Newsletter – October 2015

CORPIAS NEWSLETTER

Pensions News Bulletin October 2015

1. Phew! A rest from CDC (continuous difficult change).

At the National Association of Pension Funds conference in mid-October Ros Altmann, the new pensions minister, announced the government’s decision to halt any further work on collective defined contribution schemes, or CDC in the language of acronym. The rules that allow CDC schemes to be created were laid down in the Pension Scheme Act 2015.

CDC pensions are a style of defined contribution pension used in Holland and Scandinavia where employees and employers contributions are pooled across employers or industries with the purpose of providing a target level of pension which may rise, or occasionally fall, depending on its financial returns.

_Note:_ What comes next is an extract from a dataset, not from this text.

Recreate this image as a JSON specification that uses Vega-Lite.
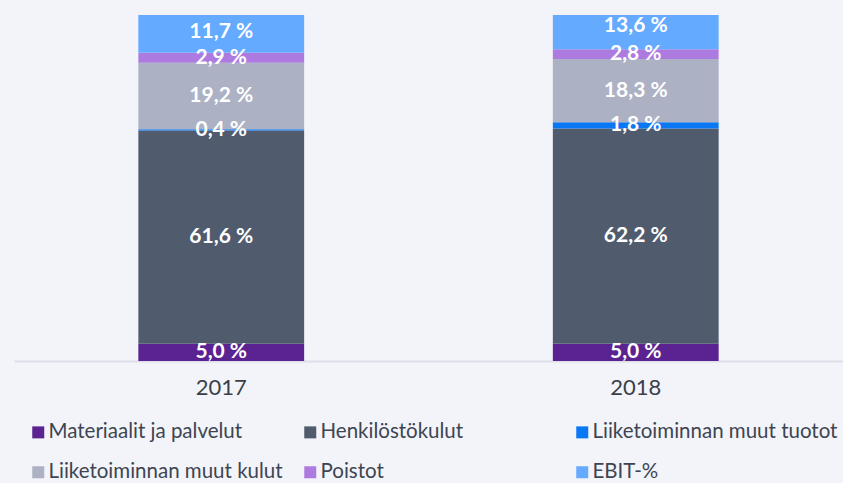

The point is that individuals are not taking all the investment risk themselves as everyone’s risk is pooled together.

One of CDC’s disadvantages is that it needs to be large scale to work so there is difficulty in starting from scratch – as we would be in the UK, and another is that employers don’t have the appetite for taking more responsibility for pension provision than they currently have. With CDC they would have to if the defined ambition of the target pension was to have sufficient strength and ensure superiority over individual DC.

With defined benefit legacy issues, auto enrolment regulation and the new pension freedoms all being work in progress, employers’ have enough complex and demanding pension responsibilities still to work through. Not to forget that they have a business to run and other regulatory and administrative responsibilities to expense.

So it was with relief that many employers and pension providers heard Baroness Altmann’s speech.


The minister will understand how employers and pension operators may be feeling as she had inherited a large number of departmental initiatives herself. She said that CDC wasn’t abandoned but on hold for the moment because of all the other changes going on. Her top priority being the communication of the state pension reform, which will transition the current multi-tier system to a flat-rate system in 2016.

2. NAPF renamed PLSA

The National Association of Pension Funds has changed its name to the Pensions and Lifetime Savings Association. Once the trade association for the large defined benefit pension schemes the rebranded association will now be open to a broader membership and will consider all the methods for building retirement income not just pensions. Its purpose is to ‘help everyone achieve a better income in retirement, to get more money into retirement savings and more value out, and to build the confidence and understanding of savers’.

It was probably a necessary change as the NAPF’s original purpose had become less and less relevant as the worlds of workplace pensions and private (retail) investing changed and began merging. Those changes are still evolving. Current debate, about altering pension tax incentives and possibly bringing ISA’s and pensions closer together may herald further shake up of the savings and investment universe.

The difficulty for the new association is finding its proper place and maintaining a relevance that makes it worthwhile. The increase in savings mechanisms and the multitude of organisations in the not for profit and commercial sectors helping people save for retirement and providing financial education makes it unlikely that the PLSA will ever dominate its sector as it once did as the NAPF.

You can review the new association at www.plsa.co.uk although www.napf.co.uk will also take you there.

3. Auto enrolment progress update

As at the end September 2015 using data provided to The Pensions Regulator from the mandatory declarations of compliance, which must be filed within 5 months of staging date, the following numbers were released.

Since auto enrolment began in 2012, 60,861 companies have gone through the auto enrolment staging date. These companies have processed 20,550,000 workers through auto enrolment of whom 5,476,000 were automatically enrolled.

9,380,000 were already in a qualifying pension scheme and 5,266,000 were not enrolled into a pension scheme. As employers have five months to provide the declaration of compliance, there will be companies who staged between April and September 2015 for whom figures are still awaited.

4. What do employers think?

Jelf, the insurance broker and financial consultancy, has released its 2015/2016 Employee Benefits Survey which, as it says in its foreword, ‘lifts the lid on employer attitudes towards the benefits they provide and the legislation which shapes such offerings’.
Amongst other useful and well-presented information it found that…

  • 68% of employers are in favour of retaining some level of initial tax relief for pension contributions. (Government consultation has put this principle up for change)
  • 27% of employers do not want to see any change to the current tax system for pensions.
  • 24% would like an individual savings account (Isa)-style tax system for pensions.
  • 29% are in favour of one level of tax relief for all savers.
    40% would like at least two years to adapt their pensions approach and communicate with employees ahead of any changes to pensions tax relief.

On Financial education….

  • 91% of respondents do not believe staff are fully aware of the financial implications of changes to benefits, such as childcare support and pensions.
  • 93% think changes to benefits require the provision of financial education in the workplace.
  • 35% do not provide employees any assistance with financial education.
  • 37% of respondents offer financial education support on a case-by-case basis.